Millions of British workers woke up to a receding finish line today. Driven by the mounting fiscal strain of an ageing population, the UK government officially began raising the state pension age from 66 to 67.
The phased rollout started Monday morning. It forces a specific cohort of older workers to wait longer for their financial lifeline. The Office for Budget Responsibility estimates the delay will save the Treasury roughly £10 billion annually by the end of the decade.
The 1960 Cohort Bears the Initial Brunt
The Department for Work and Pensions initiated the timeline without delay. Anyone born between April 6 and May 5, 1960 is the first group impacted. They will now wait an additional month, reaching 66 years and one month, before receiving a single payment.
This is not an immediate blanket change. The qualifying age will systematically increase by an extra month on the 6th of every subsequent month. The phased schedule runs until March 6, 1961. Anyone born on or after that specific date faces a strict, non-negotiable retirement age of 67.
The government acknowledged the immediate financial gap this creates for older citizens unable to work, according to a detailed report released on Sunday. A spokesperson for the DWP issued a statement defending the rollout.
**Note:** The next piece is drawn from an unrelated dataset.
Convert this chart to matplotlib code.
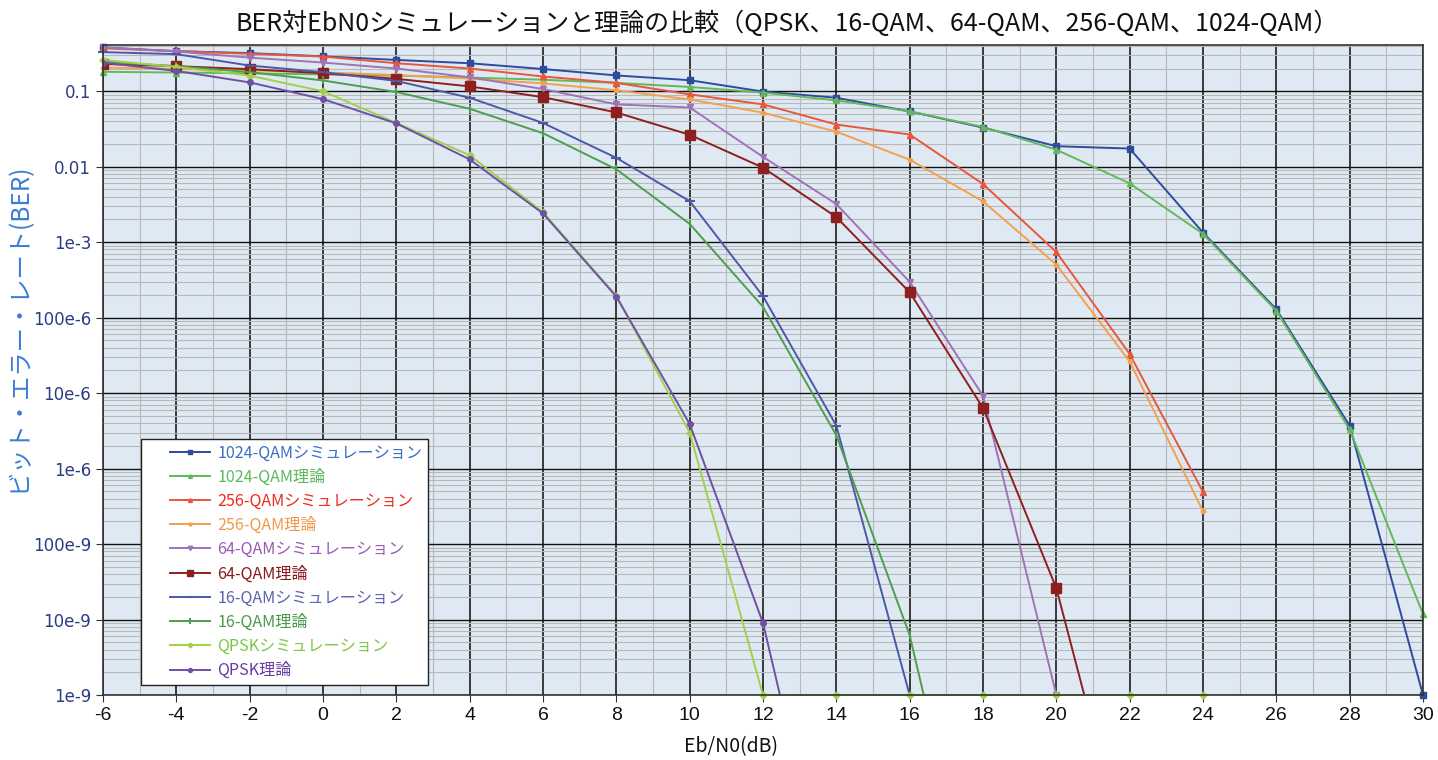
import numpy as np
import matplotlib
matplotlib.use("Agg")
import matplotlib.pyplot as plt
from matplotlib.ticker import FixedLocator, LogLocator, NullFormatter
from matplotlib.legend_handler import HandlerLine2D

plt.rcParams['font.family'] = ['Noto Sans CJK JP', 'DejaVu Sans']

ebn0 = [-6, -4, -2, 0, 2, 4, 6, 8, 10, 12, 14, 16, 18, 20, 22, 24, 26, 28, 30]

qam1024_sim = [0.38, 0.34, 0.32, 0.29, 0.26, 0.235, 0.197, 0.162, 0.14, 0.099, 0.082,
               0.054, 0.033, 0.0187, 0.0174, 1.34e-3, 1.29e-4, 3.7e-6, 1e-9]
qam1024_th = [0.181, 0.177, 0.173, 0.167, 0.161, 0.152, 0.142, 0.129, 0.114, 0.096,
              0.0757, 0.0542, 0.0337, 0.0168, 0.00602, 1.29e-3, 1.23e-4, 3.3e-6, 1.18e-8]
qam256_sim = [0.37, 0.34, 0.314, 0.288, 0.235, 0.2, 0.157, 0.129, 0.091, 0.067, 0.0362,
              0.0267, 5.9e-3, 7.4e-4, 3.3e-5, 4.9e-7]
qam256_th = [0.206, 0.198, 0.189, 0.178, 0.164, 0.147, 0.127, 0.103, 0.078, 0.052, 0.0291,
             0.0124, 3.47e-3, 5.05e-4, 2.63e-5, 2.72e-7]
qam64_sim = [0.38, 0.336, 0.279, 0.24, 0.20, 0.153, 0.107, 0.067, 0.061, 0.0135, 3.2e-3,
             2.98e-4, 9.2e-6, 1e-9]
qam64_th = [0.230, 0.215, 0.196, 0.173, 0.146, 0.116, 0.0835, 0.0523, 0.0265, 9.72e-3,
            2.15e-3, 2.17e-4, 6.36e-6, 2.6e-8, 5e-12]
qam16_sim = [0.33, 0.31, 0.219, 0.179, 0.137, 0.082, 0.038, 0.0131, 3.5e-3, 1.93e-4,
             3.7e-6, 1e-9]
qam16_th = [0.245, 0.215, 0.179, 0.139, 0.0976, 0.0586, 0.0278, 9.24e-3, 1.75e-3, 1.39e-4,
            2.76e-6, 6.2e-9, 4.5e-13]
qpsk_sim = [0.26, 0.21, 0.161, 0.1, 0.038, 0.0142, 2.5e-3, 1.95e-4, 3.0e-6, 1e-9, 1e-9,
            1e-9, 1e-9, 1e-9, 1e-9, 1e-9]
qpsk_th = [0.239, 0.186, 0.131, 0.0786, 0.0375, 0.0125, 2.4e-3, 1.9e-4, 3.9e-6, 9.0e-9,
           6.7e-13]

labels = ['1024-QAMシミュレーション', '1024-QAM理論', '256-QAMシミュレーション', '256-QAM理論',
          '64-QAMシミュレーション', '64-QAM理論', '16-QAMシミュレーション', '16-QAM理論',
          'QPSKシミュレーション', 'QPSK理論']
series = [qam1024_sim, qam1024_th, qam256_sim, qam256_th, qam64_sim, qam64_th,
          qam16_sim, qam16_th, qpsk_sim, qpsk_th]
line_colors = ['#2f4b9e', '#62b85a', '#e8573c', '#f4a04c', '#a072b8', '#8e1f1f',
               '#4d58a8', '#4f9d4f', '#a2d04a', '#7050a2']
text_colors = ['#3a6fc4', '#5cb85c', '#ee2a1e', '#f39a4a', '#9b59b6', '#8b1a1a',
               '#5b62b0', '#4c9a4c', '#7ac943', '#6a3fa0']
markers = ['s', '^', '^', 'o', 'v', 's', '_', '|', 'D', 'o']
msizes = [4.5, 4, 4, 3, 4.5, 7, 7, 6, 3.5, 4]

ytick_vals = [1e-1, 1e-2, 1e-3, 1e-4, 1e-5, 1e-6, 1e-7, 1e-8, 1e-9]
ytick_labels = ['0.1', '0.01', '1e-3', '100e-6', '10e-6', '1e-6', '100e-9', '10e-9', '1e-9']
xtick_vals = [-6, -4, -2, 0, 2, 4, 6, 8, 10, 12, 14, 16, 18, 20, 22, 24, 26, 28, 30]


class OffsetLineHandler(HandlerLine2D):
    def get_xdata(self, legend, xdescent, ydescent, width, height, fontsize):
        start = -xdescent + 0.36 * width
        end = -xdescent + width
        return np.array([start, end]), np.array([(start + end) / 2])


fig = plt.figure(figsize=(14.38, 7.6), dpi=100)
ax = fig.add_axes([103/1438, 1-695/760, 1320/1438, 650/760])
ax.set_facecolor('#dfe9f3')
ax.set_yscale('log')
ax.set_xlim(-6, 30)
ax.set_ylim(1e-9, 0.41)

handles = []
for ys, lab, lc, mk, ms in zip(series, labels, line_colors, markers, msizes):
    xs = ebn0[:len(ys)]
    clip = min(ys) < 1e-9
    h, = ax.plot(xs, ys, color=lc, lw=1.4, marker=mk, ms=ms, mec=lc, mfc=lc,
                 mew=1.5 if mk in ('_', '|') else 1.0, label=lab, zorder=3,
                 clip_on=clip)
    handles.append(h)

ax.yaxis.set_major_locator(FixedLocator(ytick_vals))
ax.set_yticklabels(ytick_labels, family='DejaVu Sans')
ax.yaxis.set_minor_locator(LogLocator(base=10, subs=np.arange(2, 10), numticks=100))
ax.yaxis.set_minor_formatter(NullFormatter())
ax.set_xticks(xtick_vals)
ax.set_xticklabels([str(v) for v in xtick_vals], family='Liberation Sans')
ax.set_xticks(np.arange(-5, 30, 2), minor=True)

ax.grid(True, which='major', axis='y', color='#111111', lw=1.0, zorder=1)
ax.grid(True, which='major', axis='x', color='#3a3a3a', lw=1.4, zorder=1)
ax.grid(True, which='minor', axis='both', color='#b8b8b8', lw=0.8, zorder=0.9)
ax.set_axisbelow(True)

ax.tick_params(axis='y', which='major', labelsize=12, labelcolor='#2d3c82', length=5,
               color='#333333')
ax.tick_params(axis='x', which='major', labelsize=14, labelcolor='#111111', length=5,
               color='#333333')
ax.tick_params(which='minor', length=0)
for s in ax.spines.values():
    s.set_color('#333333')
    s.set_linewidth(1.2)
    s.set_zorder(4)

ax.set_title('BER対EbN0シミュレーションと理論の比較（QPSK、16-QAM、64-QAM、256-QAM、1024-QAM）',
             fontsize=18, color='#111111', pad=10, x=(787 - 103) / 1320)
ax.set_xlabel('Eb/N0(dB)', fontsize=14, color='#111111')
ax.xaxis.set_label_coords((731 - 103) / 1320, -0.064)
ax.set_ylabel('ビット・エラー・レート(BER)', fontsize=17.5, color='#3b7dd8')
ax.yaxis.set_label_coords((32 - 103) / 1320, (695 - 327) / 650)

leg = ax.legend(handles=handles, loc='lower left', bbox_to_anchor=(0.0288, 0.0154),
                fontsize=11.6, frameon=True, fancybox=False, edgecolor='#222222',
                framealpha=1.0, handlelength=3.95, handletextpad=0.42, labelspacing=0.44,
                borderpad=0.36, borderaxespad=0, markerscale=0.7,
                handler_map={h: OffsetLineHandler() for h in handles})
leg.get_frame().set_linewidth(1.0)
leg.set_zorder(5)
for t, c in zip(leg.get_texts(), text_colors):
    t.set_color(c)

fig.savefig('out.png', dpi=100)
“We’re committed to providing financial support for people at any age who need it,” the DWP stated. The department advised those facing delays to apply for Universal Credit and other means-tested benefits to bridge the gap.
Why the Shift to 67 Accelerates the UK Poverty Crisis
This marks the first national retirement age increase since October 2020. That previous shift moved the baseline from 65 to 66. The overarching catalyst stems from the 2014 Pensions Act. Successive governments mandated these increases to counteract rising life expectancy projections and rein in soaring public pension costs.
The Centre for Ageing Better sharply criticized the move. The advocacy group warned that 100,000 face immediate poverty risk as a direct result of the delay. They pointed to a harsh demographic reality. Healthy life expectancy in the UK has actually fallen in recent years. The group explicitly warned that the last time the state pension age increased to 66, poverty for 65-year-olds doubled.
To soften the blow, the new flat-rate state pension did increase by 4.8% for the 2026/27 tax year. It now maxes out at £241.30 per week.
The paradigm shift is firmly entrenched. The finish line will continue to move. Under current legislation, another age hike from 67 to 68 is already mapped out for 2044 to 2046. Younger workers now face a reality where the state-funded retirement they pay into remains perpetually out of reach.